On Wed, Dec 26, 2012 at 10:27 AM, Robert Hansen <firstname.lastname@example.org> wrote:
> Let's look at it this way. Consider a pizza and you are going to slice this pizza into 1, 2, 3, 4, ... slices. For each n, where n = 1, 2, 3, ... the interior angle of each slice will be 360/n, correct? And if for each n we sum up the interior angles we will get 360, correct?. >
In the algorithm I'm talking about, we triangulate the sphere such that each vertex has either 6 or 5 spokes coming out from each vertex, making a wheel-like pattern.
The perimeter is either a hexagon or a pentagon. If we bashed out the spokes, we would have like a soccer ball but with a vast number of hexagons, yet still only 12 pentagons.
This is de-generalizing just a little, in that "all hexagons and pentagons" (were the spokes removed) only occurs in multiples of 3, counting the number of intervals (edges) from one pentagon center to the next (this is called the "frequency" of the ball / sphere).
That's OK (to de-generalize a little) if it helps with the visualizations.
All very apropos of New Year's by the way, as the Times Square ball is one of these.
The higher the frequency, the more triangles, but it's still all six slice and five slice pizzas, just more of them.
> As n -> infinity, the interior angles approach 0. The limit of 360/n as n approaches infinity is 0. Yet, the sum of the interior angles is always 360, or stated another way, n * 360/n = 360, a constant. >
The apex of each hexagon makes the pizza slightly convex / concave i.e. the center point is a not in plane with the points around the rim (the rim doesn't have to be all in a plane either). Every vertex is a local apex i.e. is surround by a little less than 360 degrees.

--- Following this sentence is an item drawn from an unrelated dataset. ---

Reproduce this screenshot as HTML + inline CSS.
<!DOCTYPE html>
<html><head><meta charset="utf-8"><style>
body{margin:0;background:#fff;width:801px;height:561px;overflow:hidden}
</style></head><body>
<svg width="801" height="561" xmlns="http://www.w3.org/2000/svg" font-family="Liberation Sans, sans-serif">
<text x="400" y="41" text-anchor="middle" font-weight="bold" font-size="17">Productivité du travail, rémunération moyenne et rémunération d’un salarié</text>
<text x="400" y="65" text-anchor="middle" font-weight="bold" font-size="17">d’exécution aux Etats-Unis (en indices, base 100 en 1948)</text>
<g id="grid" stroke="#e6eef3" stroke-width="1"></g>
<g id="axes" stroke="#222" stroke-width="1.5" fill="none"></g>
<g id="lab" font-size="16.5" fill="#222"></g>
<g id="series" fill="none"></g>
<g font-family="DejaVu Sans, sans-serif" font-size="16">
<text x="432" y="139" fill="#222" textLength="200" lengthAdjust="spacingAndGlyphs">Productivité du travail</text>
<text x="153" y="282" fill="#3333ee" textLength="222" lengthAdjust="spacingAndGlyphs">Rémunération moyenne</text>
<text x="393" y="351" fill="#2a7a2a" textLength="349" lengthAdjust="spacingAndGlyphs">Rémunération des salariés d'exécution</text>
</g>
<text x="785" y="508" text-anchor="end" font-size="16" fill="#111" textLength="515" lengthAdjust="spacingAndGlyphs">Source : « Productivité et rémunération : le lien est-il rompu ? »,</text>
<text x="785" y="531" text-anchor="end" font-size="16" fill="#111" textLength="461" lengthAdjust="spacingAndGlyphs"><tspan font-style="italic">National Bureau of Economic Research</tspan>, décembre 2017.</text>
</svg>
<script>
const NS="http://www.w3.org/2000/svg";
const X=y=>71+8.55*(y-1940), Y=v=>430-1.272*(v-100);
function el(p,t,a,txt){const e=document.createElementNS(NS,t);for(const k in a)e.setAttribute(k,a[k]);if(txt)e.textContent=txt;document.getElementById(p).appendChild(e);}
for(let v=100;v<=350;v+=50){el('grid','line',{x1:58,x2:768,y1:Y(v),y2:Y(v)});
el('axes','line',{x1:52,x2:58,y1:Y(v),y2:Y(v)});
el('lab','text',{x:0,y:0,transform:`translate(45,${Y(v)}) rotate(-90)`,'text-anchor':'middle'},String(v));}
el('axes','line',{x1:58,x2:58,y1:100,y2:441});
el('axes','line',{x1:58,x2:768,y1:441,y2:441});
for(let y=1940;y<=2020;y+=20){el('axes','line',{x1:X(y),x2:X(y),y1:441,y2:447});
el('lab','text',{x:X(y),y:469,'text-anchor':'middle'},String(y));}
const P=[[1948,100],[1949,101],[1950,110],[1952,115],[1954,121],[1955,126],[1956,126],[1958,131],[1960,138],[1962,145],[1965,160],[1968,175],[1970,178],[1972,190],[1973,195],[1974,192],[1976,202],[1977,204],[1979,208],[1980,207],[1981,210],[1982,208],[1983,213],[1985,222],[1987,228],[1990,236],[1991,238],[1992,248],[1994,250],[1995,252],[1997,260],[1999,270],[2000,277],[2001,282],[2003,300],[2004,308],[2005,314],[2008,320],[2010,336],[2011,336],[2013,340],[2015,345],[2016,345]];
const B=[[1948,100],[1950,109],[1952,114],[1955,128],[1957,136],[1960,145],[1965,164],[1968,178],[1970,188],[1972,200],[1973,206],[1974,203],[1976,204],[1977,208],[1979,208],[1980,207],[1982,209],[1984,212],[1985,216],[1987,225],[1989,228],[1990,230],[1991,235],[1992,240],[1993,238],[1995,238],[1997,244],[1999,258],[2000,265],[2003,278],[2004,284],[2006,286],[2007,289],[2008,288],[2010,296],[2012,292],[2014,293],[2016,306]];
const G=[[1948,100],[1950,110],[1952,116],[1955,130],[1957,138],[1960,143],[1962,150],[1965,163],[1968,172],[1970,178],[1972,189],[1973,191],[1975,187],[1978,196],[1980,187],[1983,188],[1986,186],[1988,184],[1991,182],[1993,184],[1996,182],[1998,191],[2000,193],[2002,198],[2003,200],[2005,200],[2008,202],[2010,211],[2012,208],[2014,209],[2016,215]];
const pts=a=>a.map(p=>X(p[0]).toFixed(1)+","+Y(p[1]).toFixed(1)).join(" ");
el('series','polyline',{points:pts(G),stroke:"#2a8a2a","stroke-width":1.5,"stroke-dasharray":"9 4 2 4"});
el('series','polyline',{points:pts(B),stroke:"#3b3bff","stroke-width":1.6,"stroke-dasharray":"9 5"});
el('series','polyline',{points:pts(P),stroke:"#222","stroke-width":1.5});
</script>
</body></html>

The number of degrees around each vertex is never quite 360, because we're on a ball. But the triangles are so small, relatively, that it's as flat as a bathroom floor (triangular tiles) except mathematically (and with careful measurement) we see that it isn't. Picture a ball the size of the Earth with triangular bathroom floor tiles smoothly covering it -- they look almost perfectly equilateral except around pentagons (which may be hard to find are there are only 12 of them).

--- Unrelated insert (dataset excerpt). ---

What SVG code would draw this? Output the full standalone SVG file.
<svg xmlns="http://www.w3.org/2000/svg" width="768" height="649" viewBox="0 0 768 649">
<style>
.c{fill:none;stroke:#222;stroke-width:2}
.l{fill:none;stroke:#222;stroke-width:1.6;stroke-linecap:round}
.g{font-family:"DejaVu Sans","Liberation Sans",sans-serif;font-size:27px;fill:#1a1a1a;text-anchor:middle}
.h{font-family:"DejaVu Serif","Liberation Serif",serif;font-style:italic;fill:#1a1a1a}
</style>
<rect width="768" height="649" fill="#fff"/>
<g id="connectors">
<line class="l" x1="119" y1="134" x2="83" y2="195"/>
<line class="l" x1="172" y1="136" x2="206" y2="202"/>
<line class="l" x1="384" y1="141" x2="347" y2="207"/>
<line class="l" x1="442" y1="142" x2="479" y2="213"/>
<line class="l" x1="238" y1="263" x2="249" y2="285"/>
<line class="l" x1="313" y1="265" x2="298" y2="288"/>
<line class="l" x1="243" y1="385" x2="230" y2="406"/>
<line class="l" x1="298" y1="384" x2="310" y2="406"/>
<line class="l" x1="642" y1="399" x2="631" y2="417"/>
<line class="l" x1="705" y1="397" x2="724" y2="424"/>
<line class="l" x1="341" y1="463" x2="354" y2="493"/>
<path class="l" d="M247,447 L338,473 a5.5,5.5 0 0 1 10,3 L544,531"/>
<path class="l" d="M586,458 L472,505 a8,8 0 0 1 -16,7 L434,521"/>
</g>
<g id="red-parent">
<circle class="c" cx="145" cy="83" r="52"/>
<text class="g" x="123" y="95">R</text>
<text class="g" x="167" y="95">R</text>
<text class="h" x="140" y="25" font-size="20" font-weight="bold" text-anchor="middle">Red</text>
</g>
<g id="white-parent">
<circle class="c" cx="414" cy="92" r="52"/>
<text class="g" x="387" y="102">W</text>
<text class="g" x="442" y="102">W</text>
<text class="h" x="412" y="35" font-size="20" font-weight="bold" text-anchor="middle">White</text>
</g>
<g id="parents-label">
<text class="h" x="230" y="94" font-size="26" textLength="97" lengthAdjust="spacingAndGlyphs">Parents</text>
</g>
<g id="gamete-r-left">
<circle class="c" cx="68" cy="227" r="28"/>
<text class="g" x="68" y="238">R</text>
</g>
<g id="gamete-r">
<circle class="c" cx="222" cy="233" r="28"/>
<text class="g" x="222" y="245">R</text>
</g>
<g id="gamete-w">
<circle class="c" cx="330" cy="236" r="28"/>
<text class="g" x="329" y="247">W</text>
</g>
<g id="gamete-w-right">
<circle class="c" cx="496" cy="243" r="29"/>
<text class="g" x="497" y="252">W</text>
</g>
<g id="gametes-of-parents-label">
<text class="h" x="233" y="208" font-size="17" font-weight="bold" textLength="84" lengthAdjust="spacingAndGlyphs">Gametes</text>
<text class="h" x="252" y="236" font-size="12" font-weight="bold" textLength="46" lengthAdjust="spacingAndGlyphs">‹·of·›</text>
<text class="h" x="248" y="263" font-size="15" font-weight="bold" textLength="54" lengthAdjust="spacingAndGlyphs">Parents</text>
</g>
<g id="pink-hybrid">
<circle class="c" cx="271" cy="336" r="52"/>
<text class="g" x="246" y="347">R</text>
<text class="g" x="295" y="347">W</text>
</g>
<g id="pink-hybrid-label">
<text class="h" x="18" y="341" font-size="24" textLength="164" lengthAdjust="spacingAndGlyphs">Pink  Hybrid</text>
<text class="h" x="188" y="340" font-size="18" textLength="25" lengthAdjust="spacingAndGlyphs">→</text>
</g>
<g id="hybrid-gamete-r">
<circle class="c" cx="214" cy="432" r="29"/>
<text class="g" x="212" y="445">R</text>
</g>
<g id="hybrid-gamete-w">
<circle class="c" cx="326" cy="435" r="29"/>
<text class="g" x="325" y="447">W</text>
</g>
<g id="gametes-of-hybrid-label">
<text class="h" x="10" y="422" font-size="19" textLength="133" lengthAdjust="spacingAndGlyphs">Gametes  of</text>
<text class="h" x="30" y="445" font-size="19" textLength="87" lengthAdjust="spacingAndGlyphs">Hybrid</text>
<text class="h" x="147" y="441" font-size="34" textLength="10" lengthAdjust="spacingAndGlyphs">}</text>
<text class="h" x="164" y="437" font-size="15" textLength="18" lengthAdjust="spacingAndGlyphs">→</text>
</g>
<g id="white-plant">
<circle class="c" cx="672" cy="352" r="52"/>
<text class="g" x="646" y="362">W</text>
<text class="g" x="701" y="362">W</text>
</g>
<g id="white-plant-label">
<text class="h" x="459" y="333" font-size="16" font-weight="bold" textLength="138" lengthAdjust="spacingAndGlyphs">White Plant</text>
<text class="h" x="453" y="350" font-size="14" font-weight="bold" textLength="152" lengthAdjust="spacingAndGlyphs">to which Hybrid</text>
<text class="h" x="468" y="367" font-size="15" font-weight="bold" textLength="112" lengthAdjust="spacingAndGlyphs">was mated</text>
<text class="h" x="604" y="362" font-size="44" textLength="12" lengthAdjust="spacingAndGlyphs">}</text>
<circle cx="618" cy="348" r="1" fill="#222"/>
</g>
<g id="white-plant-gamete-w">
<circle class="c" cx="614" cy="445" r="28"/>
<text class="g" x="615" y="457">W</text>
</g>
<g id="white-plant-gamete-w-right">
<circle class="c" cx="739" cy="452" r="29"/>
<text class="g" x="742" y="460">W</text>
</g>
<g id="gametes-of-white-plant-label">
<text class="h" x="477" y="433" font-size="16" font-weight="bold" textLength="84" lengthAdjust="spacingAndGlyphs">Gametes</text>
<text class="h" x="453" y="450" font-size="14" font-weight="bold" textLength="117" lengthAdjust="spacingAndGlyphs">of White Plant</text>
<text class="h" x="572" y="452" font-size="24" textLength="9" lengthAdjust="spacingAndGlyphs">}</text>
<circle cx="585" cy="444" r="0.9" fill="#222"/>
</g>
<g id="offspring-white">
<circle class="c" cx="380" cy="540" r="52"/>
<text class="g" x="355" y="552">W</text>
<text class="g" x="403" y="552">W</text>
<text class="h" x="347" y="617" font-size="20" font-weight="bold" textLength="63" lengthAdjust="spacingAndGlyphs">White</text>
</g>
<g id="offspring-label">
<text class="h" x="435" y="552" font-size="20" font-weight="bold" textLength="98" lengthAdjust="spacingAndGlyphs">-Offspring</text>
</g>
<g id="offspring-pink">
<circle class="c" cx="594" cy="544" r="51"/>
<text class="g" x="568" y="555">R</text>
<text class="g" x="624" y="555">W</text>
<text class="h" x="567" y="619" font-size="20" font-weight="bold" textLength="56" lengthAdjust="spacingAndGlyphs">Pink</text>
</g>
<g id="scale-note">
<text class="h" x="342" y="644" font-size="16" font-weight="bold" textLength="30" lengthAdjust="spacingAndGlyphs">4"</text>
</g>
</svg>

Every vertex contributes some small positive finite amount to the grand total of 720. 720 degrees apportioned to all these vertexes, really would create perfect flatness around each of them. The skin would no any longer have convexity and this would not be a polyhedron.
> But you are missing a step when you stated your contradiction. > > You are asking why does limit(n) * limit(360/n) as n->infinity not equal the limit(n * 360/n) as n->infinity. >
360 is divided by either 6 or 5, but in such a way that | 360 - d | where d is the total degrees around v (vertex) > 0.
I can make | 360 - d | arbitrarily close to 0 as I increase the frequency of the triangular mesh (more pizzas, but not more slices around each vertex -- that's 6 or 5).
Give me an epsilon, like .000000000000001 degrees, and I can give you a frequency that is less than epsilon, i.e. | 360 - d | < e.
> This is because the limit(n) as n->infinity does not exist, and thus, you can't multiply the limits. >
As the number of vertexes increases, | 360 - d | decreases as close to 0 as we like. But it can never be 0, because all the vertexes together contribute a grand total of 720 degrees (unchanging constant).
This is what's known as Descartes Deficit, i.e. if you add up the number of degrees round each corner of a cube (90 + 90 + 90), the local deficit (the difference from 360) is 90 and 90 times the number of vertexes is 720. This will be true of your octahedron, icosahedron, dodecahedron etc. etc., and true of your super high frequency geodesic sphere.
> You did show that limit(360/n) exists and is zero. > You did show that limit(n * 360/n) exists and is 360. > > But your final statement actually involves limit(n), which you never showed existed, and indeed, doesn't exist. > > Bob Hansen >
n = number of vertexes on the sphere (note: if p = n - 2, then the ratio of p:faces:edges = 1:2:3 if omni-triangulated) 720 = constant angular deficit (all local deficits added) -- per Descartes d = number of degrees around each vertex (< 360 in all cases) but arbitrarily close |360 - d| = local angular deficit (a given vertex)
Sigma [local angular deficit] == 720 all v
As the limit n increases without limit, local angular deficit -> 0, but sum total angular deficit remains fixed at 720.
How could the sum of all the |360 - d| amounts be 720 (a constant) and yet each have 0 as a limit?
I guess you could say 720 * n * (1/n) --> 720 for any n (which isn't quite the same thing), but it's interesting nonetheless how you can argue a limit of 0 at each vertex (perfect flatness at the limit), and yet know there's a fraction of 720 that's always keeping us from true 0 (720/n approaches 0 too, as n -> infinity, I guess one would say).
Not a show stopper, but in the process we learn something about subdividing a sphere, and maybe about calculus.